▶ **PROBLEM DESCRIPTION**:
Quote the whole listing word for word. Do not include the pictures.
•••
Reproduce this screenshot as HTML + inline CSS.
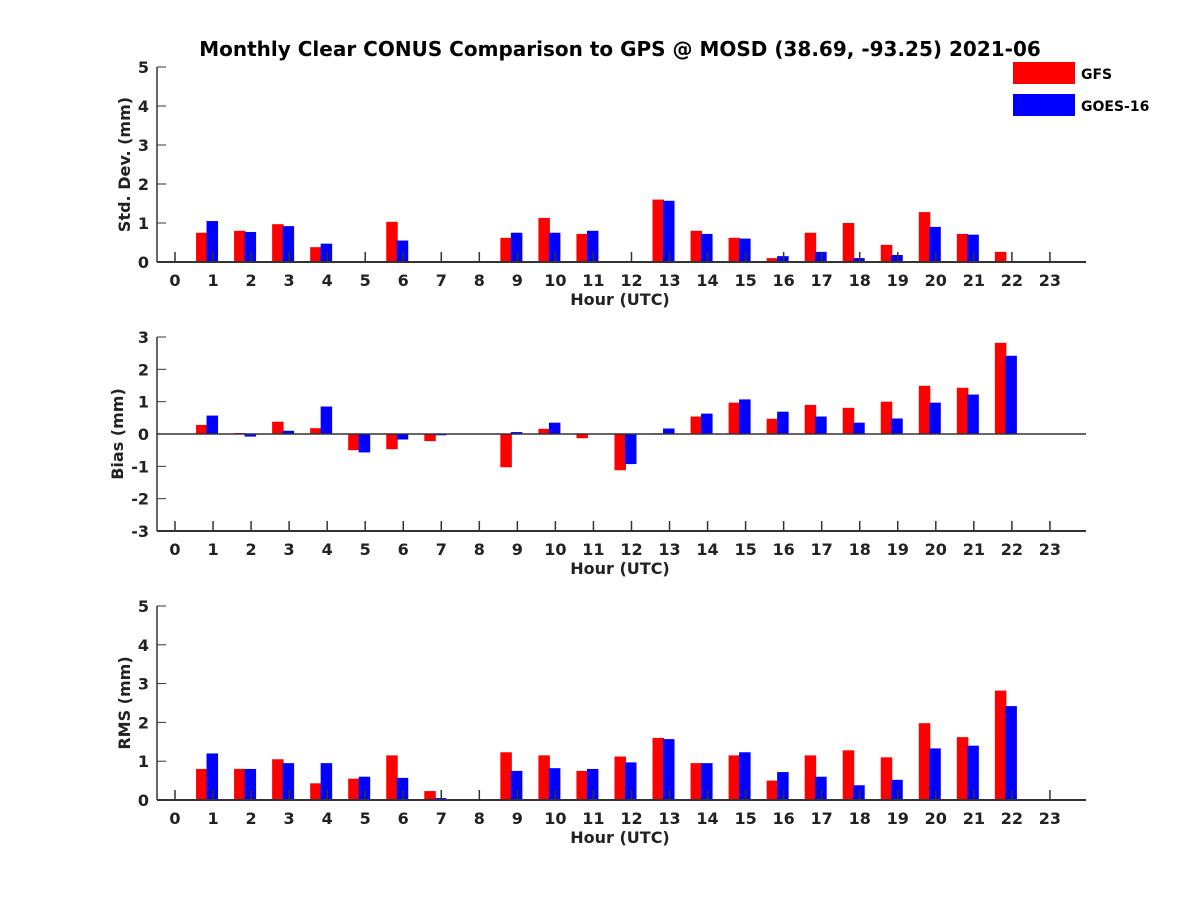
<!DOCTYPE html>
<html><head><meta charset="utf-8"><style>
body{margin:0;background:#fff}
svg{display:block;font-family:"DejaVu Sans","Liberation Sans",sans-serif;font-weight:bold}
</style></head><body>
<svg id="c" width="1200" height="900">
<text x="620" y="56" text-anchor="middle" font-size="20" fill="#000">Monthly Clear CONUS Comparison to GPS @ MOSD (38.69, -93.25) 2021-06</text>
<rect x="1013" y="62" width="62" height="22" fill="#ff0000"/>
<text x="1081" y="79" font-size="14">GFS</text>
<rect x="1013" y="94" width="62" height="22" fill="#0000ff"/>
<text x="1081" y="111" font-size="14">GOES-16</text>
</svg>
<script>
const hours=[0,1,2,3,4,5,6,7,8,9,10,11,12,13,14,15,16,17,18,19,20,21,22,23];
const stdGFS=[null,0.75,0.8,0.97,0.38,null,1.03,null,null,0.62,1.13,0.72,null,1.6,0.8,0.62,0.1,0.75,1.0,0.44,1.28,0.72,0.26,null];
const stdGOES=[null,1.05,0.77,0.92,0.47,null,0.55,null,null,0.75,0.75,0.8,null,1.57,0.72,0.6,0.15,0.26,0.1,0.18,0.9,0.7,0,null];
const biasGFS=[null,0.28,0.03,0.38,0.18,-0.5,-0.47,-0.22,null,-1.03,0.16,-0.13,-1.12,0.02,0.54,0.97,0.47,0.9,0.81,1.0,1.49,1.43,2.82,null];
const biasGOES=[null,0.57,-0.08,0.1,0.85,-0.57,-0.17,-0.04,null,0.06,0.35,null,-0.93,0.17,0.63,1.07,0.69,0.54,0.35,0.48,0.97,1.22,2.42,null];
const rmsGFS=[null,0.8,0.8,1.05,0.43,0.55,1.15,0.23,null,1.23,1.15,0.75,1.12,1.6,0.95,1.15,0.5,1.15,1.28,1.1,1.98,1.62,2.82,null];
const rmsGOES=[null,1.2,0.8,0.95,0.95,0.6,0.57,0.05,null,0.75,0.82,0.8,0.97,1.57,0.95,1.23,0.72,0.6,0.38,0.52,1.33,1.4,2.42,null];
const stdTicks=[0,1,2,3,4,5], biasTicks=[-3,-2,-1,0,1,2,3], rmsTicks=[0,1,2,3,4,5];

const svg=document.getElementById('c');
const NS='http://www.w3.org/2000/svg';
function mk(tag,attrs){const e=document.createElementNS(NS,tag);for(const k in attrs)e.setAttribute(k,attrs[k]);svg.appendChild(e);return e;}
const xL=157,xR=1086;
const xS=h=>175+h*38.04;
function panel(id,top,bot,ymin,ymax,ticks,gfs,goes,ylabel,ytx){
  const yS=v=>bot-(v-ymin)/(ymax-ymin)*(bot-top);
  hours.forEach((h,i)=>{
    [[gfs[i],'#ff0000',-17,'gfs'],[goes[i],'#0000ff',-6.5,'goes']].forEach(([v,col,off,nm])=>{
      if(v===null)return;
      const a=yS(v),b=yS(0);
      const r=mk('rect',{x:xS(h)+off,y:Math.min(a,b),width:11.5,height:Math.abs(a-b),fill:col});
      
      
    });
  });
  const ax=mk('line',{x1:xL,y1:top,x2:xL,y2:bot,stroke:'#333',"stroke-width":1.5});
  
  const bx=mk('line',{x1:xL,y1:bot,x2:xR,y2:bot,stroke:'#333',"stroke-width":2});
  
  if(ymin<0){const z=mk('line',{x1:xL,y1:yS(0),x2:xR,y2:yS(0),stroke:'#333',"stroke-width":1.5});
    }
  ticks.forEach(t=>{
    mk('line',{x1:xL,y1:yS(t),x2:xL+9,y2:yS(t),stroke:'#333',"stroke-width":1});
    const tx=mk('text',{x:xL-8,y:yS(t)+6,"text-anchor":"end","font-size":16,fill:'#222'});
    tx.textContent=t;
    
    
  });
  hours.forEach(h=>{
    mk('line',{x1:xS(h),y1:bot,x2:xS(h),y2:bot-10,stroke:'#333',"stroke-width":1.5});
    const tx=mk('text',{x:xS(h),y:bot+24,"text-anchor":"middle","font-size":16,fill:'#222'});
    tx.textContent=h;
    
    
  });
  const xt=mk('text',{x:620,y:bot+43,"text-anchor":"middle","font-size":16,fill:'#222'});
  xt.textContent='Hour (UTC)';
  
  
  const cy=(top+bot)/2;
  const yt=mk('text',{x:0,y:0,"text-anchor":"middle","font-size":16,fill:'#222',transform:`translate(${ytx},${cy}) rotate(-90)`});
  yt.textContent=ylabel;
  
  
}
panel('std',67,262,0,5,stdTicks,stdGFS,stdGOES,'Std. Dev. (mm)',130);
panel('bias',337,531,-3,3,biasTicks,biasGFS,biasGOES,'Bias (mm)',123);
panel('rms',606,800,0,5,rmsTicks,rmsGFS,rmsGOES,'RMS (mm)',130);
</script>
</body></html>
•••
▶ **TASK OUTPUT**:
Reproduce this screenshot as HTML + inline CSS.
<!DOCTYPE html>
<html><head><meta charset="utf-8"><style>
body{margin:0;background:#fff}
svg{display:block;font-family:"DejaVu Sans","Liberation Sans",sans-serif;font-weight:bold}
</style></head><body>
<svg id="c" width="1200" height="900">
<text x="620" y="56" text-anchor="middle" font-size="20" fill="#000">Monthly Clear CONUS Comparison to GPS @ MOSD (38.69, -93.25) 2021-06</text>
<rect x="1013" y="62" width="62" height="22" fill="#ff0000"/>
<text x="1081" y="79" font-size="14">GFS</text>
<rect x="1013" y="94" width="62" height="22" fill="#0000ff"/>
<text x="1081" y="111" font-size="14">GOES-16</text>
</svg>
<script>
const hours=[0,1,2,3,4,5,6,7,8,9,10,11,12,13,14,15,16,17,18,19,20,21,22,23];
const stdGFS=[null,0.75,0.8,0.97,0.38,null,1.03,null,null,0.62,1.13,0.72,null,1.6,0.8,0.62,0.1,0.75,1.0,0.44,1.28,0.72,0.26,null];
const stdGOES=[null,1.05,0.77,0.92,0.47,null,0.55,null,null,0.75,0.75,0.8,null,1.57,0.72,0.6,0.15,0.26,0.1,0.18,0.9,0.7,0,null];
const biasGFS=[null,0.28,0.03,0.38,0.18,-0.5,-0.47,-0.22,null,-1.03,0.16,-0.13,-1.12,0.02,0.54,0.97,0.47,0.9,0.81,1.0,1.49,1.43,2.82,null];
const biasGOES=[null,0.57,-0.08,0.1,0.85,-0.57,-0.17,-0.04,null,0.06,0.35,null,-0.93,0.17,0.63,1.07,0.69,0.54,0.35,0.48,0.97,1.22,2.42,null];
const rmsGFS=[null,0.8,0.8,1.05,0.43,0.55,1.15,0.23,null,1.23,1.15,0.75,1.12,1.6,0.95,1.15,0.5,1.15,1.28,1.1,1.98,1.62,2.82,null];
const rmsGOES=[null,1.2,0.8,0.95,0.95,0.6,0.57,0.05,null,0.75,0.82,0.8,0.97,1.57,0.95,1.23,0.72,0.6,0.38,0.52,1.33,1.4,2.42,null];
const stdTicks=[0,1,2,3,4,5], biasTicks=[-3,-2,-1,0,1,2,3], rmsTicks=[0,1,2,3,4,5];

const svg=document.getElementById('c');
const NS='http://www.w3.org/2000/svg';
function mk(tag,attrs){const e=document.createElementNS(NS,tag);for(const k in attrs)e.setAttribute(k,attrs[k]);svg.appendChild(e);return e;}
const xL=157,xR=1086;
const xS=h=>175+h*38.04;
function panel(id,top,bot,ymin,ymax,ticks,gfs,goes,ylabel,ytx){
  const yS=v=>bot-(v-ymin)/(ymax-ymin)*(bot-top);
  hours.forEach((h,i)=>{
    [[gfs[i],'#ff0000',-17,'gfs'],[goes[i],'#0000ff',-6.5,'goes']].forEach(([v,col,off,nm])=>{
      if(v===null)return;
      const a=yS(v),b=yS(0);
      const r=mk('rect',{x:xS(h)+off,y:Math.min(a,b),width:11.5,height:Math.abs(a-b),fill:col});
      
      
    });
  });
  const ax=mk('line',{x1:xL,y1:top,x2:xL,y2:bot,stroke:'#333',"stroke-width":1.5});
  
  const bx=mk('line',{x1:xL,y1:bot,x2:xR,y2:bot,stroke:'#333',"stroke-width":2});
  
  if(ymin<0){const z=mk('line',{x1:xL,y1:yS(0),x2:xR,y2:yS(0),stroke:'#333',"stroke-width":1.5});
    }
  ticks.forEach(t=>{
    mk('line',{x1:xL,y1:yS(t),x2:xL+9,y2:yS(t),stroke:'#333',"stroke-width":1});
    const tx=mk('text',{x:xL-8,y:yS(t)+6,"text-anchor":"end","font-size":16,fill:'#222'});
    tx.textContent=t;
    
    
  });
  hours.forEach(h=>{
    mk('line',{x1:xS(h),y1:bot,x2:xS(h),y2:bot-10,stroke:'#333',"stroke-width":1.5});
    const tx=mk('text',{x:xS(h),y:bot+24,"text-anchor":"middle","font-size":16,fill:'#222'});
    tx.textContent=h;
    
    
  });
  const xt=mk('text',{x:620,y:bot+43,"text-anchor":"middle","font-size":16,fill:'#222'});
  xt.textContent='Hour (UTC)';
  
  
  const cy=(top+bot)/2;
  const yt=mk('text',{x:0,y:0,"text-anchor":"middle","font-size":16,fill:'#222',transform:`translate(${ytx},${cy}) rotate(-90)`});
  yt.textContent=ylabel;
  
  
}
panel('std',67,262,0,5,stdTicks,stdGFS,stdGOES,'Std. Dev. (mm)',130);
panel('bias',337,531,-3,3,biasTicks,biasGFS,biasGOES,'Bias (mm)',123);
panel('rms',606,800,0,5,rmsTicks,rmsGFS,rmsGOES,'RMS (mm)',130);
</script>
</body></html>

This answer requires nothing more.